The AI industry continues to measure the performance of autonomous agents using yardsticks that are fundamentally unfit for the task. Traditional benchmarks like HELM, BIG-bench, and AgentBench are little more than sterile laboratories for one-off tests. In the context of large-scale industrial production, they transform into a dangerous fiction.
According to researcher Mukund Pandey, whose work on arXiv dissects this disconnect, current frameworks measure model 'intelligence' in a vacuum while ignoring operational reality. They overlook cascading errors, integration friction with external tools, and gradual data drift. When an agent processes thousands of operations per hour, reports boasting high accuracy scores can be deceptive, masking a system that is methodically multiplying incorrect decisions for real clients.

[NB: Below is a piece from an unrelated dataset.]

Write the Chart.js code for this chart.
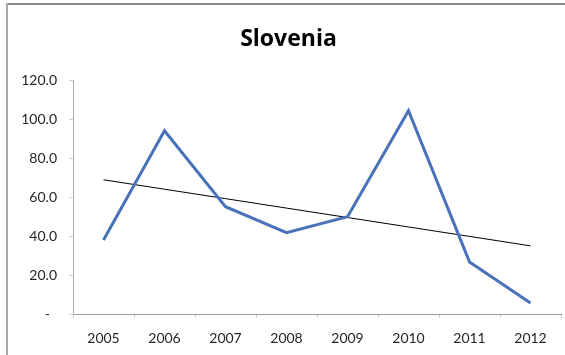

The problem lies in the fundamental gap between episodic testing and the specifics of industrial deployment. Pandey’s analysis, which covered a sample of one billion events, identified a taxonomy of seven specific failure modes in autonomous systems. Standard metrics like ROUGE and BERTScore are useless here; they track linguistic similarity to a reference text but are blind to broken business logic. Empirical data shows that classic tests miss four out of seven failure patterns entirely, while detecting the remaining three with catastrophic delays.
In long decision-making chains, a single minor error at the start distorts all subsequent logic, creating a dangerous illusion of control for the developer. Static tests from BIG-bench must be replaced by continuous monitoring. Pandey proposes the Production Agentic Evaluation Framework (PAEF), which shifts the focus from one-time measurements to analyzing the resilience of 'tooling cascades' and detecting temporal drift.
This represents a pivot from asking 'how smart is the model' to verifying how long a chain of autonomous decisions remains aligned with business goals before critical errors inevitably accumulate. For CTOs and architects, the signal is clear: if you continue to rely on static performance snapshots, your systems remain vulnerable to 'silent' failures that simply aren't in the laboratory playbook.